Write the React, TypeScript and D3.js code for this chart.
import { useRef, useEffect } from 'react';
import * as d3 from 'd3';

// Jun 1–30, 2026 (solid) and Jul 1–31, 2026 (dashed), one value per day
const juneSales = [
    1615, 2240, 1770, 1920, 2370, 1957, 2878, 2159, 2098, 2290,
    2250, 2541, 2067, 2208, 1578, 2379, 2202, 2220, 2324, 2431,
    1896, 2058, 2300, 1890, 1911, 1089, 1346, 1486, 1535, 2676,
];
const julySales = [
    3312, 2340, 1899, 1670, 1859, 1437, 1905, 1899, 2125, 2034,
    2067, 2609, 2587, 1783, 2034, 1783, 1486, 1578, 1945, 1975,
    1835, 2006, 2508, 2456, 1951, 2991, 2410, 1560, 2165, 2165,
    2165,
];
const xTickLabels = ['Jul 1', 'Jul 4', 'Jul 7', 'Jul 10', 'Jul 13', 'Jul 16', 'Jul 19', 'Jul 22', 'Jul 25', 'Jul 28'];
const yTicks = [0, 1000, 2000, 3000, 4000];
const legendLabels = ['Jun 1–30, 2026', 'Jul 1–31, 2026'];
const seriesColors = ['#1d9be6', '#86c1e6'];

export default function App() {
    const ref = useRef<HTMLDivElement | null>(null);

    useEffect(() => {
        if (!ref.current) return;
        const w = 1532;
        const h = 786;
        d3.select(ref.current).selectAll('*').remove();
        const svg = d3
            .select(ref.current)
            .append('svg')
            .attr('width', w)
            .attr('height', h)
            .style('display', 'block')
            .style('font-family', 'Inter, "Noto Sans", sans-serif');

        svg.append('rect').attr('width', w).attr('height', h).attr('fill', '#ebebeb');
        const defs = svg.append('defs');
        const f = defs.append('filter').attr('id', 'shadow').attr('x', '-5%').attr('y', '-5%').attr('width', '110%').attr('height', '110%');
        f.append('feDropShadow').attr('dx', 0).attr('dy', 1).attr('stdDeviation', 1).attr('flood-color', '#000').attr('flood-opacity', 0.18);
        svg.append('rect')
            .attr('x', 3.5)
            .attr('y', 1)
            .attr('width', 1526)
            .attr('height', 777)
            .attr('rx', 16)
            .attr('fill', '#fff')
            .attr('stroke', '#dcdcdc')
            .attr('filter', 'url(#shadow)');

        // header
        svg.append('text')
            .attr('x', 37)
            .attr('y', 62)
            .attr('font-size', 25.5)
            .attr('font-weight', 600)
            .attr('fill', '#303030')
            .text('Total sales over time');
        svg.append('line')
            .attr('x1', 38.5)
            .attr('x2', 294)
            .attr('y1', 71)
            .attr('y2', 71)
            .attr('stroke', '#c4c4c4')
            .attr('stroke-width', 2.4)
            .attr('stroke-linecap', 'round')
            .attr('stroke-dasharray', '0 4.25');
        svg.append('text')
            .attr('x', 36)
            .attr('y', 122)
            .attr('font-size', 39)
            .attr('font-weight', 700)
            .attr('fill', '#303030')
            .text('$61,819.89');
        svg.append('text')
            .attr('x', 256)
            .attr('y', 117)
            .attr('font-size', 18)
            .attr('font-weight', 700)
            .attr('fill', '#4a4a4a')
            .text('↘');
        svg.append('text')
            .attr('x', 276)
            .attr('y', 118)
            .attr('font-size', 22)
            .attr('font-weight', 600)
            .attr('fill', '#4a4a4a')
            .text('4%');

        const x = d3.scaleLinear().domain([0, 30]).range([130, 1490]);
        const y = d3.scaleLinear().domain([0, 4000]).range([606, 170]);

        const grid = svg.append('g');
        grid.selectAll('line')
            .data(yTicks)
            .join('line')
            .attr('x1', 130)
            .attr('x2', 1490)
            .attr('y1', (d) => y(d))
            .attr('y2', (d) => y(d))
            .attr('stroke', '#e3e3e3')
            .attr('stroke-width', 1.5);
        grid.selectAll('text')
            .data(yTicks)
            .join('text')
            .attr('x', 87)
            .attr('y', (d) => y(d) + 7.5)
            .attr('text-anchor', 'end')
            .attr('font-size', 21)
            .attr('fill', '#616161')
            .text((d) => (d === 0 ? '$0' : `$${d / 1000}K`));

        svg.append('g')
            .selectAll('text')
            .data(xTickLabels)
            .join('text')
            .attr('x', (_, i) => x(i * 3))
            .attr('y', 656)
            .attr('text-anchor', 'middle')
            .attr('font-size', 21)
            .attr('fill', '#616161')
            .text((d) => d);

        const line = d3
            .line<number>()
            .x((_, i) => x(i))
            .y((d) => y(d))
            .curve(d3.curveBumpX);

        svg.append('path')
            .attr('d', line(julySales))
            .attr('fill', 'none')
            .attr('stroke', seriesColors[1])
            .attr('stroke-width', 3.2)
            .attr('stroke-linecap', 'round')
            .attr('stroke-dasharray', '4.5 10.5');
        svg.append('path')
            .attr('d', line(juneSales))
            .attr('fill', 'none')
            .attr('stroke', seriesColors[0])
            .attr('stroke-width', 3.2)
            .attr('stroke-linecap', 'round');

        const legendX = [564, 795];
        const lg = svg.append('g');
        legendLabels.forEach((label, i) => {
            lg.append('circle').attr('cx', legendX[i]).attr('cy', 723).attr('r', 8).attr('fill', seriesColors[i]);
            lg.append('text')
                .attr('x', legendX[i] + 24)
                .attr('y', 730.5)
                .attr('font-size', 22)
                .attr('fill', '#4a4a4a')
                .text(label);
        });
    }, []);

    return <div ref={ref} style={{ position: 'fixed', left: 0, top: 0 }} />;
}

---

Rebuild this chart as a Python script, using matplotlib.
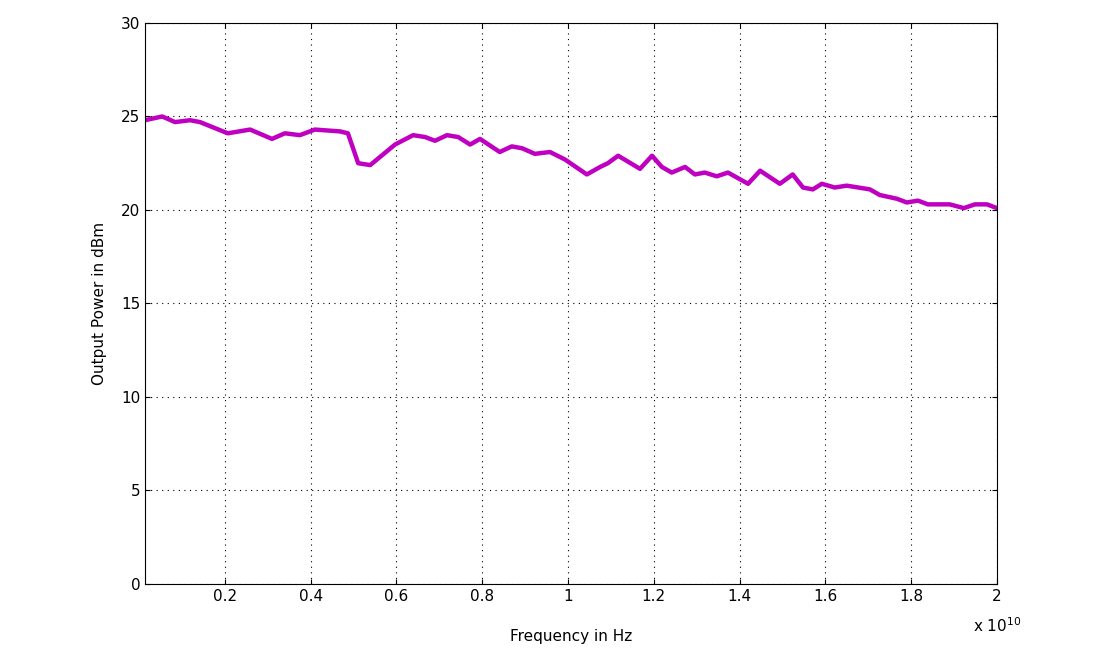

--

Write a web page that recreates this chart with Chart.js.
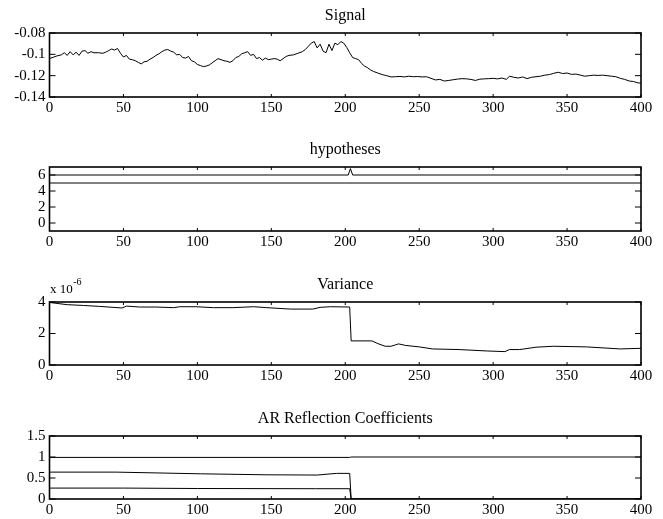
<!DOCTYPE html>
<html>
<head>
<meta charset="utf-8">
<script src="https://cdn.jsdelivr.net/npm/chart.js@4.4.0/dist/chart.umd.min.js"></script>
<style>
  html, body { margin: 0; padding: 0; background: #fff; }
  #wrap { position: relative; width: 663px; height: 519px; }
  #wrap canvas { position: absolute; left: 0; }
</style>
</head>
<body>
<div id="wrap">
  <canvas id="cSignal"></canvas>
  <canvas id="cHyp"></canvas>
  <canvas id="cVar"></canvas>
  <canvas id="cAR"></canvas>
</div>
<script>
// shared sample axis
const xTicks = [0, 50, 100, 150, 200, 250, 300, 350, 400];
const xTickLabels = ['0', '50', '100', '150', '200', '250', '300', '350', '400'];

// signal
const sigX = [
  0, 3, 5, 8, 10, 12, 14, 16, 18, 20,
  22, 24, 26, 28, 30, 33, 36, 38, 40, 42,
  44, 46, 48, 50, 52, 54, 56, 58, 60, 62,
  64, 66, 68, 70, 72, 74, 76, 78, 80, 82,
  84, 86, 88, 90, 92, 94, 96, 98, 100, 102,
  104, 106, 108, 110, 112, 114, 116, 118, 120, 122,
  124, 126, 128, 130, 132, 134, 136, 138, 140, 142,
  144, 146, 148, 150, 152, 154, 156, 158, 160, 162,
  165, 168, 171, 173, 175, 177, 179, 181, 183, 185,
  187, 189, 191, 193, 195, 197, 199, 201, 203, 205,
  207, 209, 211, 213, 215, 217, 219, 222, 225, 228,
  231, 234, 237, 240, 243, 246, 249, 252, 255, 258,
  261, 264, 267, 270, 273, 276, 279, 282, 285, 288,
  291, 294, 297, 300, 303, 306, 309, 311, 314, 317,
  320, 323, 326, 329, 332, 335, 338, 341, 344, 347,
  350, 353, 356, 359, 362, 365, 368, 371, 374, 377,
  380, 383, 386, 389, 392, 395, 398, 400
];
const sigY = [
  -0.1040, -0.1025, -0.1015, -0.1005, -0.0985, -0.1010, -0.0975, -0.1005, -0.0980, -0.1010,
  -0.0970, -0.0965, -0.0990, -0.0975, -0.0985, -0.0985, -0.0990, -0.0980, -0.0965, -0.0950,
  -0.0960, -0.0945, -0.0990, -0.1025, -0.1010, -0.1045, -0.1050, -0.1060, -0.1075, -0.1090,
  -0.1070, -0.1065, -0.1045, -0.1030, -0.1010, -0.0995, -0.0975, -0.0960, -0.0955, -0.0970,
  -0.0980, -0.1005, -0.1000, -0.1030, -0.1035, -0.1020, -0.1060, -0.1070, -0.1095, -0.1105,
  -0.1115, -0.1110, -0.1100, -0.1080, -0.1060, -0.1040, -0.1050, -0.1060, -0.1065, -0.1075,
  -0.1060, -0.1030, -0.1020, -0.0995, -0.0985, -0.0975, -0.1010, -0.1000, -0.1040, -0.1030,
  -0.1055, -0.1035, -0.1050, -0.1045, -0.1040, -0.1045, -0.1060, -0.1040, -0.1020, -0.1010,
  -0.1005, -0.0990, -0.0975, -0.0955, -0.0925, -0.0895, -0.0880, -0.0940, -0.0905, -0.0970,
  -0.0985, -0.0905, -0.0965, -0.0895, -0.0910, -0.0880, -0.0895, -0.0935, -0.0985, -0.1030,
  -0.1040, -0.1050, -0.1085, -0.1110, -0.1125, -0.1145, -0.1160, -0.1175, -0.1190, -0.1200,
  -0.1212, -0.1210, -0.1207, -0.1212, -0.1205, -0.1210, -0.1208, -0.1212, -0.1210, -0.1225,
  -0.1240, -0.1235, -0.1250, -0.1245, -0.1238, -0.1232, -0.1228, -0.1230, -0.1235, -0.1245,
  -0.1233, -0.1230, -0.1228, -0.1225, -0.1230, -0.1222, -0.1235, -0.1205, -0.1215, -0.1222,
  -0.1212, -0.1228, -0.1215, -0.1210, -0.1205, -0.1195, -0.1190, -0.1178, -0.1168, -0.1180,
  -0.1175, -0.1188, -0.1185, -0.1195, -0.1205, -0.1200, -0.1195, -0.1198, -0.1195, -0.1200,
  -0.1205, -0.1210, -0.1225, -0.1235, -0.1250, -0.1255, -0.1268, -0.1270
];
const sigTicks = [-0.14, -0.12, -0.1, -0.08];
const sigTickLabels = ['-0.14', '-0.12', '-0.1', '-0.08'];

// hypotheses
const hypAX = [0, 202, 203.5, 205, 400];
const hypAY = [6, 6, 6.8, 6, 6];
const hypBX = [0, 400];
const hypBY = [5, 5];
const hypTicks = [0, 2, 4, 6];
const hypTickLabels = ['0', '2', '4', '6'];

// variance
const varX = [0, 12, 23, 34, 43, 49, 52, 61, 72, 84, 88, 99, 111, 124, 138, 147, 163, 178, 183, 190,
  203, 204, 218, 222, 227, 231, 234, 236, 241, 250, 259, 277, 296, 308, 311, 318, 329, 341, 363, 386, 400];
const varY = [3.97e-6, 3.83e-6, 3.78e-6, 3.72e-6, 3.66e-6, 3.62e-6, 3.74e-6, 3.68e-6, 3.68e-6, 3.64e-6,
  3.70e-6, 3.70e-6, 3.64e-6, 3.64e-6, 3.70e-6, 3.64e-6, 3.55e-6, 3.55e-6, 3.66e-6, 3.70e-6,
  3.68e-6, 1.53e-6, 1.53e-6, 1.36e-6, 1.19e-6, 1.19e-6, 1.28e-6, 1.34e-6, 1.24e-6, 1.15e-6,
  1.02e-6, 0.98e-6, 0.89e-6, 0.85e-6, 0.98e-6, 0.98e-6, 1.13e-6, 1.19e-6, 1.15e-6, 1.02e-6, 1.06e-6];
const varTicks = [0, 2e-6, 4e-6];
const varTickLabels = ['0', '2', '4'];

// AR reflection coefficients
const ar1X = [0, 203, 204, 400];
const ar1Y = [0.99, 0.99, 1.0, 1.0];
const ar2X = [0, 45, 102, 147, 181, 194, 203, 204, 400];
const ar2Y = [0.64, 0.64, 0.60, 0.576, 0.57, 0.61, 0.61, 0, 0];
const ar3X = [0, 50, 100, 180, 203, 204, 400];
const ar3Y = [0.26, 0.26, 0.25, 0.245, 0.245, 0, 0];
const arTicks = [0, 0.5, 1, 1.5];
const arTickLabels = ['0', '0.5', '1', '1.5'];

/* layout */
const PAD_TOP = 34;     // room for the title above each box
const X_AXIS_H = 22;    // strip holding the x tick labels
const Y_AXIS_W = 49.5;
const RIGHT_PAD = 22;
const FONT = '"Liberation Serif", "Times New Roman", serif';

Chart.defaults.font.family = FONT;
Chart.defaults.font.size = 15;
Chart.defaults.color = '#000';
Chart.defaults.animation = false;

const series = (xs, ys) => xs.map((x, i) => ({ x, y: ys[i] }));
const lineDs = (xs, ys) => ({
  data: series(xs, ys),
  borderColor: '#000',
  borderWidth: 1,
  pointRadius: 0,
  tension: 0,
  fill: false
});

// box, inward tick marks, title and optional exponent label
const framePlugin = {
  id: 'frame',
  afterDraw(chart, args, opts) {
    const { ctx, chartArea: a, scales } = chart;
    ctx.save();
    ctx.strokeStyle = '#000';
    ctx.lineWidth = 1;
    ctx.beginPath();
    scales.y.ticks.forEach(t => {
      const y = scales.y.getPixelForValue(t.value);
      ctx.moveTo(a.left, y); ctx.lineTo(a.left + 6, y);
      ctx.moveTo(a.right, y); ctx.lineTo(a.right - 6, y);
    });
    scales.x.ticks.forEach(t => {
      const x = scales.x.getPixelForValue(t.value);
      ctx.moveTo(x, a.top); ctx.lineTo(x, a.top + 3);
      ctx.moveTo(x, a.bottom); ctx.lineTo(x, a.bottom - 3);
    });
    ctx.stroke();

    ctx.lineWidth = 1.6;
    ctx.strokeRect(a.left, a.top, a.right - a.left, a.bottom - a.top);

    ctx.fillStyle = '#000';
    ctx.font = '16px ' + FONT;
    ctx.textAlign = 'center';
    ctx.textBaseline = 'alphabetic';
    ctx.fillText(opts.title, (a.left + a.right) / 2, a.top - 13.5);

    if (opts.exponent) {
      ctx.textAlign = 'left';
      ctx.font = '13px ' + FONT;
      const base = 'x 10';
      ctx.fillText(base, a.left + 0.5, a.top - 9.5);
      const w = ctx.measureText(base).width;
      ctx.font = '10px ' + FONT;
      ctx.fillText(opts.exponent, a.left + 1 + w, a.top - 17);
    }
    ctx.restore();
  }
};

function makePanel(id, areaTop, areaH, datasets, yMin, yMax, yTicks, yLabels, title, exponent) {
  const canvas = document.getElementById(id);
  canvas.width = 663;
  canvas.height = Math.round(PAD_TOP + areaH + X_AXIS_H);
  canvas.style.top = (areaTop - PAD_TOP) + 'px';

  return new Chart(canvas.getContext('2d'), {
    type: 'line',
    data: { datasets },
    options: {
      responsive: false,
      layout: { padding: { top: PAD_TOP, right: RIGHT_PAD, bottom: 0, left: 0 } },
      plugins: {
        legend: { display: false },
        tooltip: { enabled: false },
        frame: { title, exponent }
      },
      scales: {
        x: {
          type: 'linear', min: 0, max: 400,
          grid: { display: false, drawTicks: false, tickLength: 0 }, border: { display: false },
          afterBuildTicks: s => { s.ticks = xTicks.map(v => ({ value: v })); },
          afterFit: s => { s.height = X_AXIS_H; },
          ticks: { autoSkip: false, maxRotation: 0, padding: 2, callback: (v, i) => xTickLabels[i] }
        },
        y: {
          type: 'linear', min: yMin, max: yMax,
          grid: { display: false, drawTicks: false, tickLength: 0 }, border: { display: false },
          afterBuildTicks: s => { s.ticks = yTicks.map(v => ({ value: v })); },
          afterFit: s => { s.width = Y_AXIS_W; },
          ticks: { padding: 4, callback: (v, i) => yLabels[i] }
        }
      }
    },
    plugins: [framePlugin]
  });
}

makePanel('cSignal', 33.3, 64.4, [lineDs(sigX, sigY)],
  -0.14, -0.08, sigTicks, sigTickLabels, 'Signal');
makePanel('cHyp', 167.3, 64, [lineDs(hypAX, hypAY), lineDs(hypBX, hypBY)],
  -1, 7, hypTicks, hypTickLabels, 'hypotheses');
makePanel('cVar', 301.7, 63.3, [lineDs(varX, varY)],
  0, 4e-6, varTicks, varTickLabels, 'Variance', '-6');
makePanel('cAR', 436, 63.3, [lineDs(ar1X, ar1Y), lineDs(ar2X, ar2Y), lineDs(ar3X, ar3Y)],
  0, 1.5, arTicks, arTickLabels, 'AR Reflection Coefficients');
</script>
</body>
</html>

PROMPT ::
Show each line holding the word "this".

FINISHED ANSWER ::
Write the React, TypeScript and D3.js code for this chart.
Rebuild this chart as a Python script, using matplotlib.
Write a web page that recreates this chart with Chart.js.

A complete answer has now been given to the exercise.